The chirps from this object have neglegible numerical error, as opposed to the earlier chirp-generating patches. It is a pity that you can no longer see how the chirps are calculated, without reading the C-code. But this is the only road to quality IR measurement within Pd.

Attached is a zip containing chirp~.c, chirp~.pd_darwin, and chirp~-help.pd. If you happen to be on OSX, you can check [chirp~] rightaway. Otherwise you may compile the class for your platform, or wait till I have done that on someone else's computer.

Katja

http://www.pdpatchrepo.info/hurleur/chirp~files.zip

bassik

Hello Katjav,

I am finally back even if still with some problems as I don't have internet at home and work is manic....

Anyway let's put everything in the right order:

[chirp~]: I am not on mac but I can test it on mac at home but it would be good to compile it for all platforms...do you have any reference where I can understand how to do the compiling?
also when you consider linear sweep, are you considering a different inverse filter which only the time reversal of the test signal?
In attachment there is an extract of the CATT acoustics manual on calibration of IR and convolution; It is related to audio convolution for auralisation simulations but the same principle can be applied to our purposes to calibrate IR and convoluted responses.
Katjav wrote: Oh yeah, there is something else: for proper analysis, the impulse response of the test set (speaker&mic) should be factored out. Taking close-mic sweep response, invert magnitude spectrum, compensate, etc. Is this regularly done in IR measurement practice? If so, how?

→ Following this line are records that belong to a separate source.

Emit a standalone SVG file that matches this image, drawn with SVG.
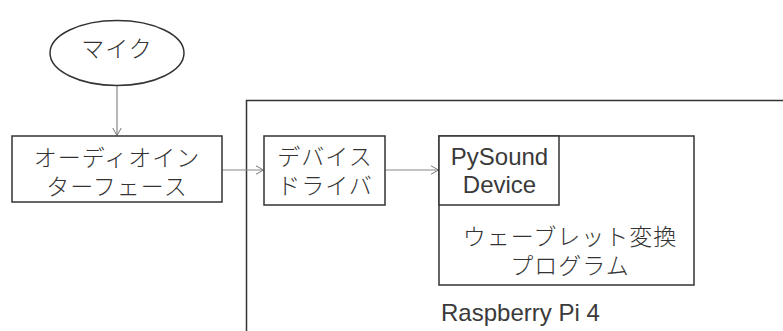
<svg xmlns="http://www.w3.org/2000/svg" width="783" height="331" viewBox="0 0 783 331">
<defs>
<marker id="arr" markerWidth="10" markerHeight="12" refX="8" refY="6" orient="auto" markerUnits="userSpaceOnUse">
<path d="M0,1.5 L8,6 L0,10.5" fill="none" stroke="#777" stroke-width="1"/>
</marker>
</defs>
<style>
.box{fill:#fff;stroke:#333;stroke-width:1.5}
.frame{fill:none;stroke:#333;stroke-width:1.5}
.con{fill:none;stroke:#888;stroke-width:1.2;marker-end:url(#arr)}
.jp{font-family:"Noto Sans CJK JP","Liberation Sans",sans-serif;font-size:23px;font-weight:300;letter-spacing:1px;fill:#333;text-anchor:middle}
.en{font-family:"Liberation Sans","Noto Sans",sans-serif;font-size:24px;fill:#3a3a3a;text-anchor:middle}
</style>
<rect width="783" height="331" fill="#fff"/>
<g id="raspberry-pi">
<rect class="frame" x="246.5" y="100.5" width="560" height="260"/>
<text class="en" x="441" y="320.5" style="text-anchor:start">Raspberry Pi 4</text>
</g>
<g id="connectors">
<line class="con" x1="117" y1="86" x2="117" y2="135.5"/>
<line class="con" x1="222" y1="170" x2="263.5" y2="170"/>
<line class="con" x1="385" y1="170" x2="438.5" y2="170"/>
</g>
<g id="mic">
<ellipse class="box" cx="117" cy="53" rx="67" ry="32.5"/>
<text class="jp" x="117" y="56.5">マイク</text>
</g>
<g id="audio-interface">
<rect class="box" x="12" y="136" width="210" height="66"/>
<text class="jp" x="117" y="166">オーディオイン</text>
<text class="jp" x="117" y="195">ターフェース</text>
</g>
<g id="device-driver">
<rect class="box" x="264" y="136" width="121" height="69"/>
<text class="jp" x="325" y="165">デバイス</text>
<text class="jp" x="325" y="194">ドライバ</text>
</g>
<g id="wavelet-program">
<rect class="box" x="439" y="136" width="255" height="149"/>
<text class="jp" x="570" y="245">ウェーブレット変換</text>
<text class="jp" x="570" y="273.5">プログラム</text>
</g>
<g id="pysound">
<rect class="box" x="439" y="136" width="120" height="69"/>
<text class="en" x="499.5" y="164.5">PySound</text>
<text class="en" x="499.5" y="193">Device</text>
</g>
</svg>
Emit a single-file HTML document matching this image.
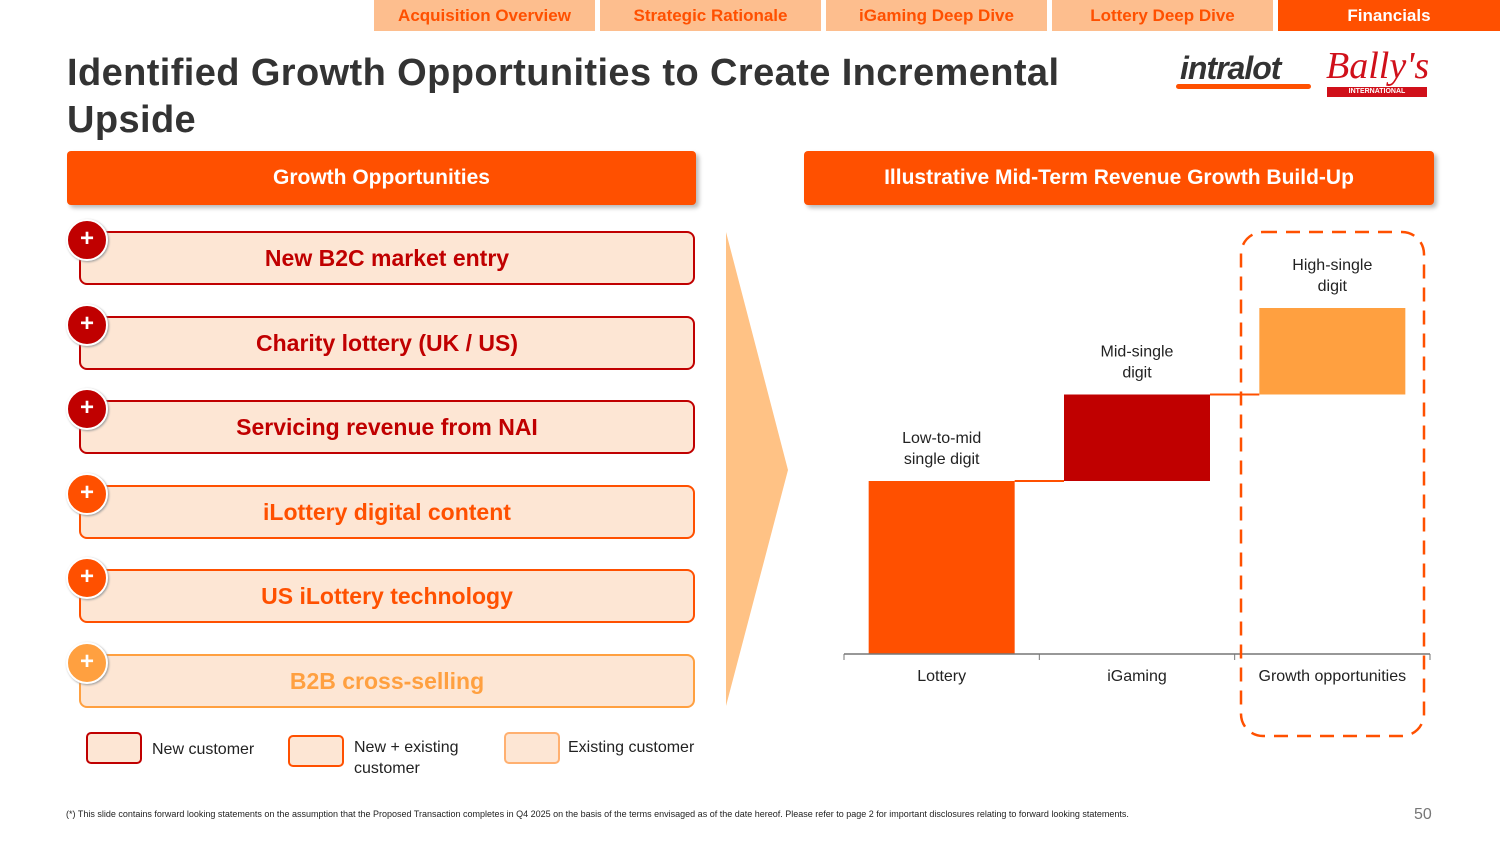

Normally in IR measurement practices with Swept sine, the convoluted result will appear in the software with all the non-linearities on its left hand side. In all common software (as far as I know) the removal of the non linearities is done by hand just by changing the start point of the result IR and by windowing the end part of it....after this you start analyzing all the parameters you want to derive from the IR.
I hope I answered your question.

Calibration of IR and resulted convoluted IR
as far as I know there isn't anything in literature that explains exactly the routine for calibrations but the discussed process in the previous posts will do the job with the important task of storing the gain information in order to be able to calibrate the convoluted anechoic file later.

also please have a look at this paper: http://pcfarina.eng.unipr.it/Public/Papers/238-NordicSound2007.pdf

from page 13 to 24 it explains all the issues that can occurs with sweep sine method.

I will try to start the tests soon and to try to find more info in literature.

Hope this helps

Thank you

Bassik

http://www.pdpatchrepo.info/hurleur/CATT_acoustics_IR_calibration.pdf

katjav

Thanks Bassik for pointing to the Farina article. Particularly interesting is the section on Kirkeby inverse filters for compensating spectral deficiencies in measurement equipment.

Meanwhile, I have made a patch to inspect characteristics of [chirp~] output in detail, with horizontal and vertical zoom options on the IR plot, and spectrum magnitude and phase plots. Real-signal chirps can never have a completely white spectrum. It turns out that logarithmic chirps are quite sensitive to parameter settings, while linear chirps are less so. Therefore, a log chirp may have considerable ripple near start and stop frequency, but I have also found settings which induce low ripple (+/- 0.3 or 0.4 db). It may have been coincidence that I stumbled upon such favourable settings. There is probably no simple rule to derive them numerically.

Because the log chirp is so sensitive to parameter settings, it needs special attention. For an IR measurement tool, we could provide 'approved' chirps in stereo wave files (32 bit floating point) together with their inverse. Chirp generator / tester and IR measurement tool would then be two different Pd root patches which can be developed independantly.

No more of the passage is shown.